Friedrich Schiller war ein deutscher Dichter, der überwiegend in der Epoche der Klassik gewirkt hat. In ebendiese Epoche kann auch das interpretierte Gedicht „Hoffnung“ eingeordnet werden. Zwar war die Hoffnung auch ein zentrales Motiv in anderen Epochen wie beispielsweise der Romantik, jedoch lassen sich im vorliegenden Gedicht inhaltliche Bezüge zur Klassik herstellen. So stand in dieser Epoche die Läuterung und Verbesserung, also die Idealisierung des Menschen im Mittelpunkt. Dieser Aspekt passt mit dem im Gedicht dargestellten Streben nach dem Besseren zusammen. Außerdem sprechen das regelmäßige Reimschema sowie die klare Untergliederung in Verse und Strophen dafür, dass es sich um ein klassisches Gedicht handelt. Der gehobene, feierliche Charakter, den das lyrische Stück besitzt, deutet zudem auch auf die Klassik hin und grenzt das Gedicht von der Epoche des Sturm und Drang deutlich ab. Nicht zuletzt ist auch das Entstehungsjahr 1797 ein wichtiger Indikator für die Epoche der Klassik, die sich zwischen 1785 und 1830 einordnen lässt.
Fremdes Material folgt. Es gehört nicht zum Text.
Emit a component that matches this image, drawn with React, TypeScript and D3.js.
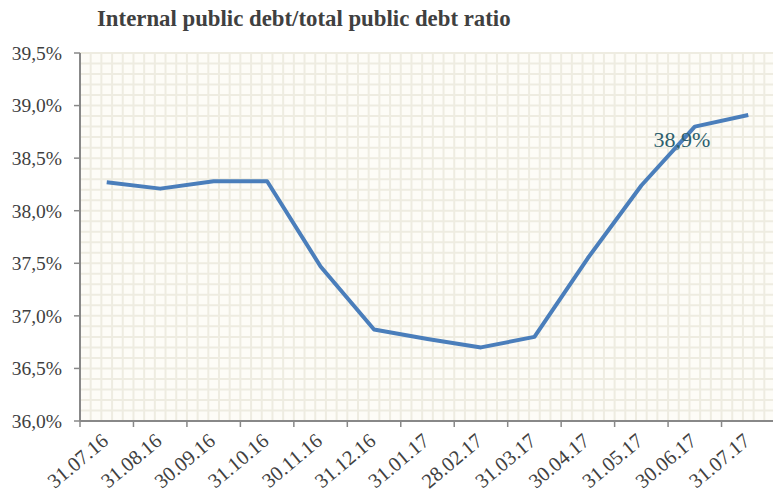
import React from "react";
import * as d3 from "d3";

const categories = ["31.07.16","31.08.16","30.09.16","31.10.16","30.11.16","31.12.16","31.01.17","28.02.17","31.03.17","30.04.17","31.05.17","30.06.17","31.07.17"];
const values = [38.27,38.21,38.28,38.28,37.47,36.87,36.78,36.70,36.80,37.55,38.24,38.80,38.91];
const yTicks = [36.0,36.5,37.0,37.5,38.0,38.5,39.0,39.5];
const title = "Internal public debt/total public debt ratio";
const annotationText = "38,9%";

const W = 773, H = 495;
const L = 80, R = 775, T = 53, B = 421;

export default function App() {
  const x = d3.scaleBand().domain(categories).range([L, R]).paddingInner(0).paddingOuter(0);
  const y = d3.scaleLinear().domain([36, 39.5]).range([B, T]);
  const bw = x.bandwidth();
  const vGrid: number[] = [];
  for (let i = 0; i < categories.length * 5; i++) vGrid.push(L + (i + 1) * bw / 5);
  const hGrid: number[] = d3.range(36.1, 39.51, 0.1);
  const line = d3.line<number>().x((_, i) => (x(categories[i]) as number) + bw / 2).y(d => y(d));
  const last = values.length - 1;
  const ax = (x(categories[last - 1]) as number) + bw / 2;
  const fmt = (v: number) => v.toFixed(1).replace(".", ",") + "%";
  return (
    <svg width={W} height={H} style={{ position: "absolute", left: 0, top: 0, background: "#fff" }} fontFamily="'Liberation Serif', 'Times New Roman', serif">
      <rect x={0} y={0} width={W} height={H} fill="#fff" />
      <rect x={L} y={T} width={R - L} height={B - T} fill="#FDFCF7" />
      {vGrid.map((gx, i) => (
        <line key={"v" + i} x1={gx} x2={gx} y1={T} y2={B} stroke="#EEECE1" strokeWidth={2} />
      ))}
      {hGrid.map((v, i) => (
        <line key={"h" + i} x1={L} x2={R} y1={y(v)} y2={y(v)} stroke="#EEECE1" strokeWidth={2} />
      ))}
      <text x={97} y={26} fontSize={22.8} fontWeight="bold" fill="#404040">{title}</text>
      <line x1={L} x2={L} y1={T} y2={B} stroke="#888" strokeWidth={2} />
      <line x1={L} x2={R} y1={B} y2={B} stroke="#888" strokeWidth={2} />
      {yTicks.map((v, i) => (
        <g key={"yt" + i}>
          <line x1={L - 6} x2={L} y1={y(v)} y2={y(v)} stroke="#888" strokeWidth={1.5} />
          <text x={62} y={y(v)} dy="0.35em" textAnchor="end" fontSize={19.5} fill="#404040">{fmt(v)}</text>
        </g>
      ))}
      {categories.map((c, i) => (
        <line key={"xt" + i} x1={(x(c) as number)} x2={(x(c) as number)} y1={B} y2={B + 6} stroke="#888" strokeWidth={1.5} />
      ))}
      {categories.map((c, i) => {
        const cx = (x(c) as number) + bw / 2 + 3;
        const cy = 443;
        return (
          <text key={"xl" + i} x={cx} y={cy} textAnchor="end" fontSize={20.5} fill="#404040" transform={`rotate(-40 ${cx} ${cy})`}>{c}</text>
        );
      })}
      <path d={line(values) as string} fill="none" stroke="#4A7EBB" strokeWidth={4} strokeLinejoin="round" />
      <text x={ax - 13} y={y(values[last]) + 32} textAnchor="middle" fontSize={22} fill="#2D5F6E">{annotationText}</text>
    </svg>
  );
}
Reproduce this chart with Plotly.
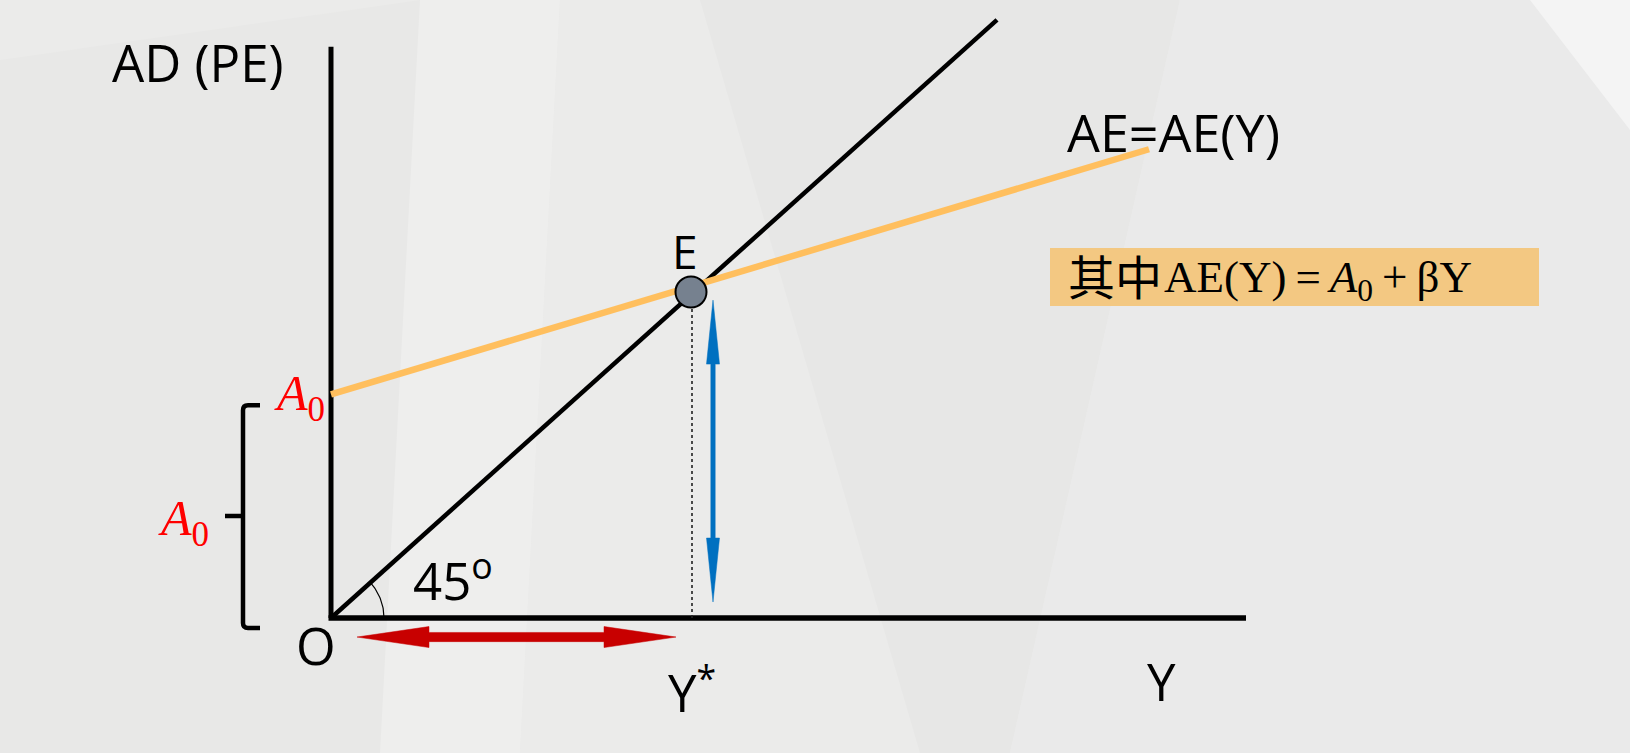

Obwohl die Veröffentlichung von Schillers Gedicht also nun schon weit mehr als 200 Jahre zurückliegt, kann das Werk auch von Lesern der heutigen Zeit verstanden und nachvollzogen werden. Das von Schiller gewählte Thema ist zeitlos. Die Hoffnung wird im Leben der Menschen immer eine bedeutende Rolle spielen. Das mag wohl vor allem daran liegen, dass die Hoffnung tief in uns verankert ist, uns immer wieder Kraft und Zuversicht spendet. Ohne Hoffnung wäre es wohl kaum möglich, die schweren Zeiten des Lebens zu überstehen und die Herausforderungen des Schicksals zu bewältigen.